Monday, February 27, 2012

The Food Matters Project: Penne with Brussel Sprouts, Figs, Hazelnuts, and Pradera



Here's the fourth installment of the Food Matters Project, the brainchild of Sarah of 20somethingcupcakes and Kate from Cookie + Kate. Each week we all - here's the 'we' and we've grown to just over three dozen fellow foodie bloggers - cook the same recipe, from Mark Bittman's The Food Matters Cookbook, posting our interpretations and adaptations.

This week Marcia of twentybysixty assigned us Mark's Baked Rigatoni with Brussel Sprouts, Figs, and Blue Cheese. Click here for our hostess's post. Or click here, and look in the comments, to see what the others whipped up.

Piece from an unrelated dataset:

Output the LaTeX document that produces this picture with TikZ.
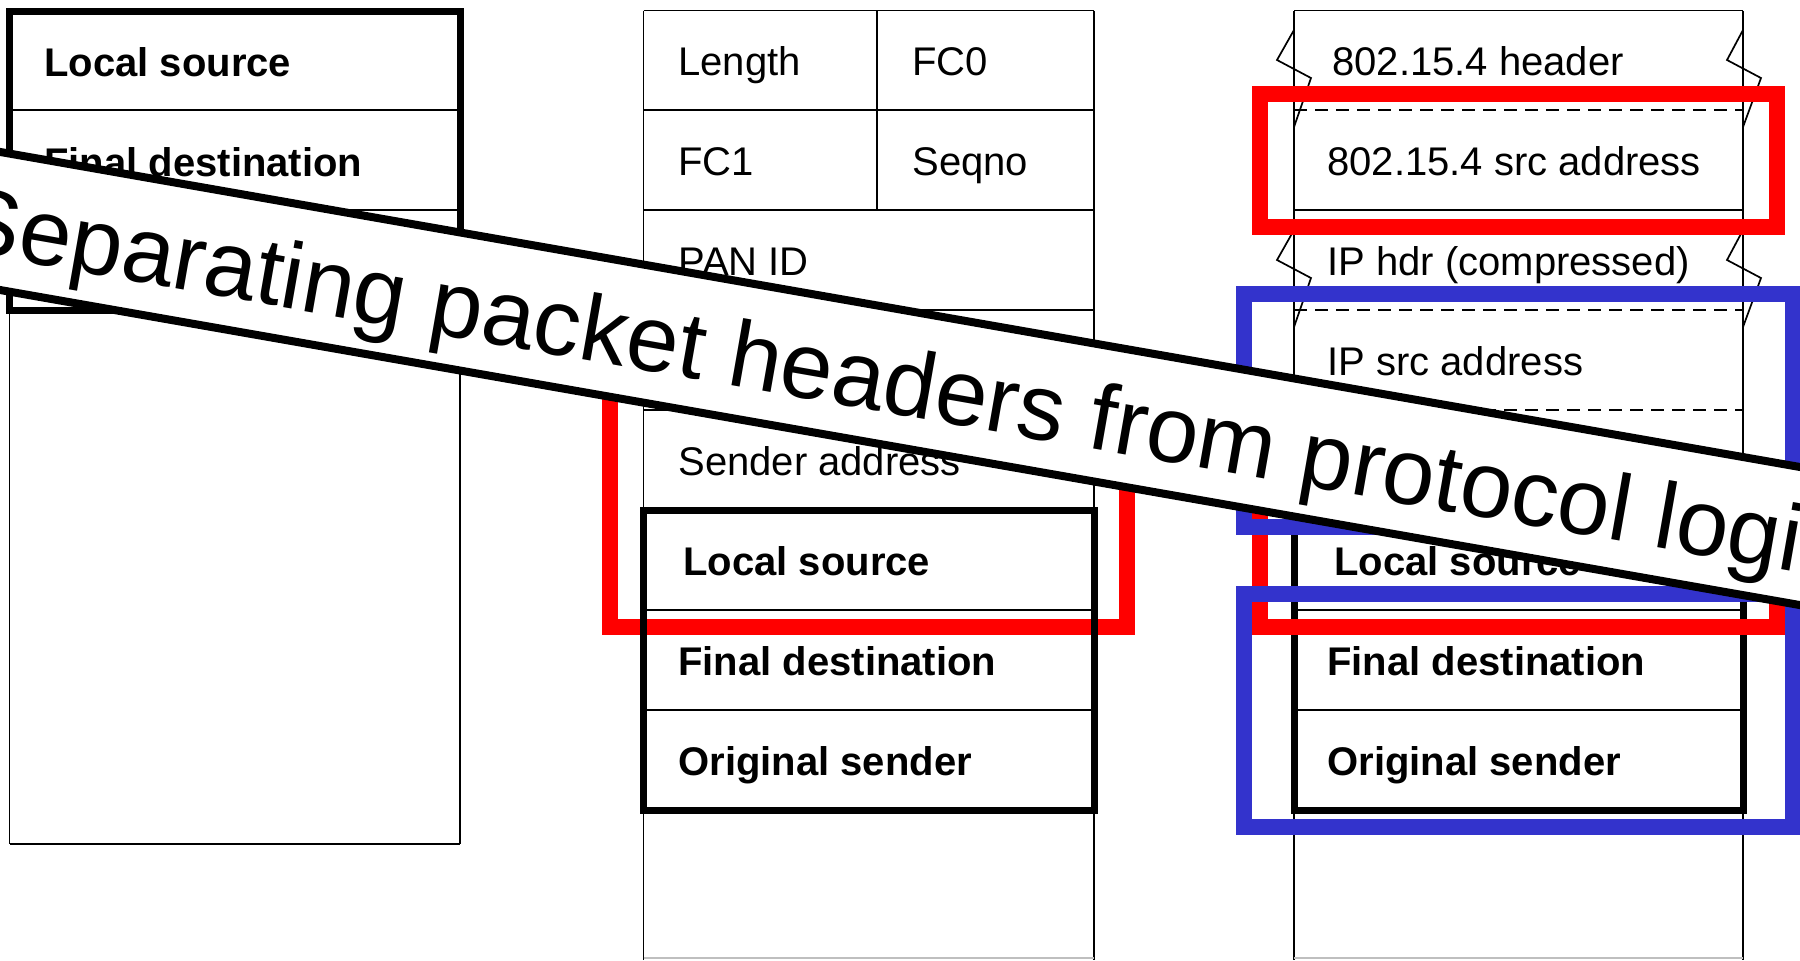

I had an extremely busy weekend and needed to squeeze this dinner in today, so I skipped the baking part and I substituted ingredients to match what I had on-hand. It came together very quickly while I was on a conference call about an annual fundraising event - yes, I am a multitasking maniac - and it was a hit! But I must admit that brussel sprouts are a family favorite. When we see brussel sprouts on the stalk at Trader Joe's, my 9-year-old does a little happy dance and blurts out, "Mom! Brussel sprouts! Can we have brussel sprouts tonight?!?" I cannot tell you how many people stare at me when he does that. So proud. "Absolutely, we can have that for dinner," I always say.

2 lb brussel sprouts, halved
2 T dried figs, destemmed and halved
1/2 C Pradera* (pictured), rough chopped
1/2 C raw hazelnuts, rough chopped
fresh basil leaves, thinly sliced
fresh thyme, destemmed
olive oil
1/2 C whole milk fresh ricotta
freshly ground pink Himalaya salt and flower pepper
whole wheat penne

While the penne cooks, quickly sear the brussel sprouts in a large flat-bottomed pan in a splash of olive oil. Once the sprouts are cooked by still firm, add the dried figs, Pradera, and hazelnuts. Season with salt and pepper. Stir in the ricotta cheese, adding olive oil, until all of the pasta is coated evenly. Serve with fresh herbs sprinkled on top.

*A quick note about Pradera. You might see it called Roomano Pradera Gouda. It's an aged farmhouse gouda made in the Netherlands. It's a light caramel color and there are salty, sweet crystals in the brittle cheese that are like little flavor explosions in each bite. Can you tell I'm smitted? It's delicious.